# INFORMATION SHOWN start
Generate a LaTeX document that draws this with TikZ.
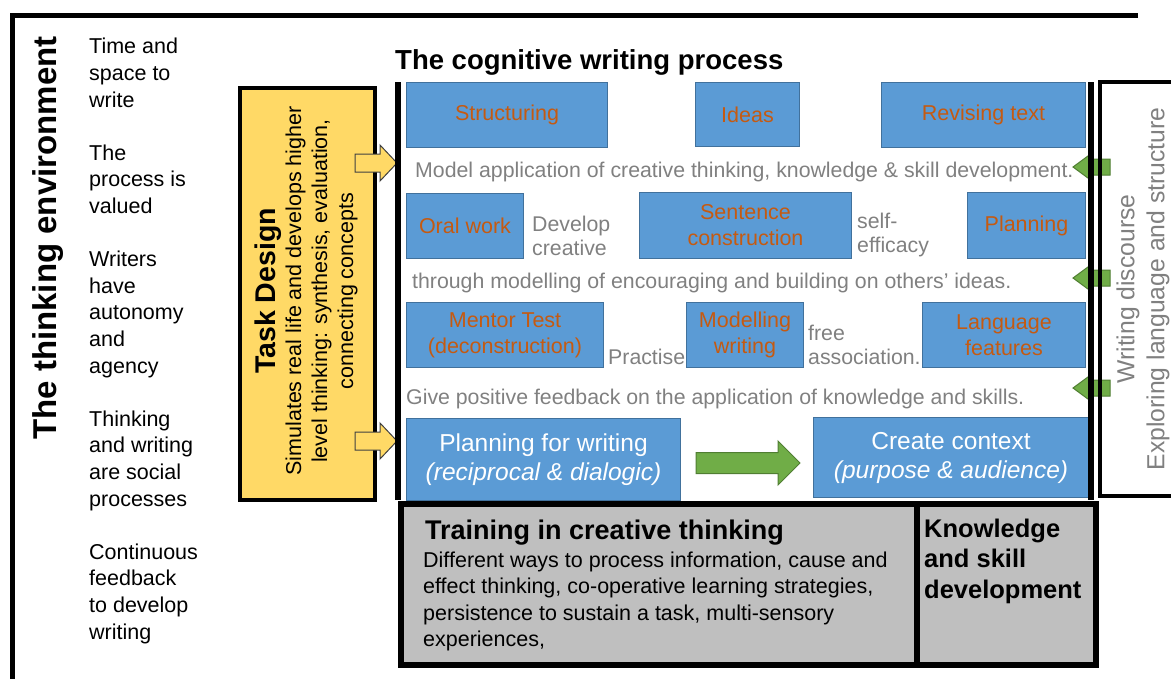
\documentclass[tikz,border=0pt]{standalone}
\usepackage{fontspec}
\setmainfont{Liberation Sans}
\usetikzlibrary{positioning}

\definecolor{boxblue}{HTML}{5B9BD5}
\definecolor{boxedge}{HTML}{41719C}
\definecolor{boxtext}{HTML}{C55A11}
\definecolor{taskyellow}{HTML}{FFD966}
\definecolor{arrowgreen}{HTML}{70AD47}
\definecolor{greenedge}{HTML}{507E32}
\definecolor{softgray}{HTML}{808080}
\definecolor{panelgray}{HTML}{BFBFBF}

\newcommand\fsz[2]{\fontsize{#1}{#2}\selectfont}

\tikzset{
	stage/.style={draw=boxedge, fill=boxblue, line width=1, text=boxtext, align=center,
		font=\fsz{21.5}{26}, inner sep=0, anchor=north west},
	note/.style={text=softgray, font=\fsz{21.3}{24.5}, inner sep=0, anchor=west, align=left},
	panel/.style={draw, line width=6, fill=panelgray, anchor=north west, minimum height=161},
	pics/blockarrow/.style args={#1/#2/#3/#4}{code={% length/shaft/head/head length
		\path[pic actions] (0,-#2) -- ({#1-#4},-#2) -- ({#1-#4},-#3) -- (#1,0)
			-- ({#1-#4},#3) -- ({#1-#4},#2) -- (0,#2) -- cycle;
	}},
}

\begin{document}
\begin{tikzpicture}[x=1pt, y=-1pt]
	\useasboundingbox (0,0) rectangle (1171,678);

	% thinking environment
	\draw[line width=5] (1138,15) -- (12,15) -- (12,690);
	\node[rotate=90, inner sep=0, font=\bfseries\fsz{33}{36}] (envtitle) at (48,238) {The thinking environment};
	\node[anchor=base west, inner sep=0, align=left, font=\fsz{21.5}{26.6}] (envlist) at (89,639) % last line
		{Time and\\space to\\write\\[26.6pt]The\\process is\\valued\\[26.6pt]Writers\\have\\autonomy\\and\\agency\\[26.6pt]Thinking\\and writing\\are social\\processes\\[26.6pt]Continuous\\feedback\\to develop\\writing};

	% task design
	\node[draw, line width=4, fill=taskyellow, minimum width=135, minimum height=412, anchor=north west] (task) at (238,86) {};
	\node[rotate=90, align=center, inner sep=0, font=\fsz{21.5}{26}] (tasktext) at (306,291)
		{{\bfseries\fsz{28.5}{30}Task Design}\\Simulates real life and develops higher\\level thinking: synthesis, evaluation,\\connecting concepts};

	% cognitive writing process
	\node[anchor=base west, inner sep=0, font=\bfseries\fsz{27.5}{30}] (proctitle) at (395,69.5) {The cognitive writing process};

	\node[stage, minimum width=201, minimum height=65] (struct) at (406,82) {Structuring};
	\node[stage, minimum width=104, minimum height=64] (ideas) at (695,82) {Ideas};
	\node[stage, minimum width=204, minimum height=65] (revise) at (881,82) {Revising text};
	\node[stage, minimum width=117, minimum height=65] (oral) at (406,193) {Oral work};
	\node[stage, minimum width=212, minimum height=66] (sentence) at (639,192) {Sentence\\construction};
	\node[stage, minimum width=118, minimum height=66] (plan) at (967,192) {Planning};
	\node[stage, minimum width=197, minimum height=65] (mentor) at (406,302) {Mentor Test\\(deconstruction)};
	\node[stage, minimum width=117, minimum height=65] (modelling) at (686,302) {Modelling\\writing};
	\node[stage, minimum width=163, minimum height=65] (language) at (922,302) {Language\\features};
	\node[stage, minimum width=274, minimum height=82, text=white, font=\fsz{24.5}{29}] (planwrite) at (406,418)
		{Planning for writing\\\itshape(reciprocal \& dialogic)};
	\node[stage, minimum width=275, minimum height=80, text=white, font=\fsz{24.5}{29}] (context) at (813,417)
		{Create context\\\itshape(purpose \& audience)};

	\node[note] (model) at (415,172) {Model application of creative thinking, knowledge \& skill development.};
	\node[note] (develop) at (532,236) {Develop\\creative};
	\node[note] (selfeff) at (857,235) {self-\\efficacy};
	\node[note] (through) at (412,283) {through modelling of encouraging and building on others’ ideas.};
	\node[note] (practise) at (608,357) {Practise};
	\node[note] (freeass) at (808,345) {free\\association.};
	\node[note] (feedback) at (406,399) {Give positive feedback on the application of knowledge and skills.};

	% arrows
	\coordinate (tdA) at (355,163);
	\coordinate (tdB) at (355,441);
	\foreach \p in {(tdA),(tdB)}
		\pic[fill=taskyellow, draw=black!75, line width=1] at \p {blockarrow=42/9/18/17};
	\foreach \y in {167,278,388}
		\pic[rotate=180, fill=arrowgreen, draw=greenedge, line width=1] at (1110,\y) {blockarrow=37/8/14/19};
	\pic[fill=arrowgreen, draw=greenedge, line width=1] at ([xshift=15pt]planwrite.east |- 0,463) {blockarrow=104/10.5/22/22};

	\draw[line width=6] (398,82) -- (398,500);
	\draw[line width=6] (1091,82) -- (1091,500);

	% writing discourse
	\draw[line width=4.5] (1180,82) -- (1100,82) -- (1100,496) -- (1180,496);
	\node[rotate=90, align=center, inner sep=0, text=softgray, font=\fsz{24.7}{30}] (discourse) at (1143,289)
		{Writing discourse\\Exploring language and structure};

	% training and knowledge
	\node[panel, minimum width=516] (training) at (398,501) {};
	\node[panel, minimum width=179] (knowledge) at (914,501) {};
	\node[anchor=base west, inner sep=0, font=\bfseries\fsz{27}{30}] (trtitle) at (425,539.5) {Training in creative thinking};
	\node[anchor=base west, inner sep=0, align=left, font=\fsz{21.5}{26.3}] (trbody) at (423,646.4) % last line
		{Different ways to process information, cause and\\effect thinking, co-operative learning strategies,\\persistence to sustain a task, multi-sensory\\experiences,};
	\node[anchor=base west, inner sep=0, align=left, font=\bfseries\fsz{25.5}{30.5}] (kntext) at (924,598)
		{Knowledge\\and skill\\development};
\end{tikzpicture}
\end{document}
# INFORMATION SHOWN end
■ **EXERCISE INSTRUCTIONS**:
In the copy, include no pictures; restate the listing above exactly.

■ **WRITTEN SOLUTION**:
Generate a LaTeX document that draws this with TikZ.
\documentclass[tikz,border=0pt]{standalone}
\usepackage{fontspec}
\setmainfont{Liberation Sans}
\usetikzlibrary{positioning}

\definecolor{boxblue}{HTML}{5B9BD5}
\definecolor{boxedge}{HTML}{41719C}
\definecolor{boxtext}{HTML}{C55A11}
\definecolor{taskyellow}{HTML}{FFD966}
\definecolor{arrowgreen}{HTML}{70AD47}
\definecolor{greenedge}{HTML}{507E32}
\definecolor{softgray}{HTML}{808080}
\definecolor{panelgray}{HTML}{BFBFBF}

\newcommand\fsz[2]{\fontsize{#1}{#2}\selectfont}

\tikzset{
	stage/.style={draw=boxedge, fill=boxblue, line width=1, text=boxtext, align=center,
		font=\fsz{21.5}{26}, inner sep=0, anchor=north west},
	note/.style={text=softgray, font=\fsz{21.3}{24.5}, inner sep=0, anchor=west, align=left},
	panel/.style={draw, line width=6, fill=panelgray, anchor=north west, minimum height=161},
	pics/blockarrow/.style args={#1/#2/#3/#4}{code={% length/shaft/head/head length
		\path[pic actions] (0,-#2) -- ({#1-#4},-#2) -- ({#1-#4},-#3) -- (#1,0)
			-- ({#1-#4},#3) -- ({#1-#4},#2) -- (0,#2) -- cycle;
	}},
}

\begin{document}
\begin{tikzpicture}[x=1pt, y=-1pt]
	\useasboundingbox (0,0) rectangle (1171,678);

	% thinking environment
	\draw[line width=5] (1138,15) -- (12,15) -- (12,690);
	\node[rotate=90, inner sep=0, font=\bfseries\fsz{33}{36}] (envtitle) at (48,238) {The thinking environment};
	\node[anchor=base west, inner sep=0, align=left, font=\fsz{21.5}{26.6}] (envlist) at (89,639) % last line
		{Time and\\space to\\write\\[26.6pt]The\\process is\\valued\\[26.6pt]Writers\\have\\autonomy\\and\\agency\\[26.6pt]Thinking\\and writing\\are social\\processes\\[26.6pt]Continuous\\feedback\\to develop\\writing};

	% task design
	\node[draw, line width=4, fill=taskyellow, minimum width=135, minimum height=412, anchor=north west] (task) at (238,86) {};
	\node[rotate=90, align=center, inner sep=0, font=\fsz{21.5}{26}] (tasktext) at (306,291)
		{{\bfseries\fsz{28.5}{30}Task Design}\\Simulates real life and develops higher\\level thinking: synthesis, evaluation,\\connecting concepts};

	% cognitive writing process
	\node[anchor=base west, inner sep=0, font=\bfseries\fsz{27.5}{30}] (proctitle) at (395,69.5) {The cognitive writing process};

	\node[stage, minimum width=201, minimum height=65] (struct) at (406,82) {Structuring};
	\node[stage, minimum width=104, minimum height=64] (ideas) at (695,82) {Ideas};
	\node[stage, minimum width=204, minimum height=65] (revise) at (881,82) {Revising text};
	\node[stage, minimum width=117, minimum height=65] (oral) at (406,193) {Oral work};
	\node[stage, minimum width=212, minimum height=66] (sentence) at (639,192) {Sentence\\construction};
	\node[stage, minimum width=118, minimum height=66] (plan) at (967,192) {Planning};
	\node[stage, minimum width=197, minimum height=65] (mentor) at (406,302) {Mentor Test\\(deconstruction)};
	\node[stage, minimum width=117, minimum height=65] (modelling) at (686,302) {Modelling\\writing};
	\node[stage, minimum width=163, minimum height=65] (language) at (922,302) {Language\\features};
	\node[stage, minimum width=274, minimum height=82, text=white, font=\fsz{24.5}{29}] (planwrite) at (406,418)
		{Planning for writing\\\itshape(reciprocal \& dialogic)};
	\node[stage, minimum width=275, minimum height=80, text=white, font=\fsz{24.5}{29}] (context) at (813,417)
		{Create context\\\itshape(purpose \& audience)};

	\node[note] (model) at (415,172) {Model application of creative thinking, knowledge \& skill development.};
	\node[note] (develop) at (532,236) {Develop\\creative};
	\node[note] (selfeff) at (857,235) {self-\\efficacy};
	\node[note] (through) at (412,283) {through modelling of encouraging and building on others’ ideas.};
	\node[note] (practise) at (608,357) {Practise};
	\node[note] (freeass) at (808,345) {free\\association.};
	\node[note] (feedback) at (406,399) {Give positive feedback on the application of knowledge and skills.};

	% arrows
	\coordinate (tdA) at (355,163);
	\coordinate (tdB) at (355,441);
	\foreach \p in {(tdA),(tdB)}
		\pic[fill=taskyellow, draw=black!75, line width=1] at \p {blockarrow=42/9/18/17};
	\foreach \y in {167,278,388}
		\pic[rotate=180, fill=arrowgreen, draw=greenedge, line width=1] at (1110,\y) {blockarrow=37/8/14/19};
	\pic[fill=arrowgreen, draw=greenedge, line width=1] at ([xshift=15pt]planwrite.east |- 0,463) {blockarrow=104/10.5/22/22};

	\draw[line width=6] (398,82) -- (398,500);
	\draw[line width=6] (1091,82) -- (1091,500);

	% writing discourse
	\draw[line width=4.5] (1180,82) -- (1100,82) -- (1100,496) -- (1180,496);
	\node[rotate=90, align=center, inner sep=0, text=softgray, font=\fsz{24.7}{30}] (discourse) at (1143,289)
		{Writing discourse\\Exploring language and structure};

	% training and knowledge
	\node[panel, minimum width=516] (training) at (398,501) {};
	\node[panel, minimum width=179] (knowledge) at (914,501) {};
	\node[anchor=base west, inner sep=0, font=\bfseries\fsz{27}{30}] (trtitle) at (425,539.5) {Training in creative thinking};
	\node[anchor=base west, inner sep=0, align=left, font=\fsz{21.5}{26.3}] (trbody) at (423,646.4) % last line
		{Different ways to process information, cause and\\effect thinking, co-operative learning strategies,\\persistence to sustain a task, multi-sensory\\experiences,};
	\node[anchor=base west, inner sep=0, align=left, font=\bfseries\fsz{25.5}{30.5}] (kntext) at (924,598)
		{Knowledge\\and skill\\development};
\end{tikzpicture}
\end{document}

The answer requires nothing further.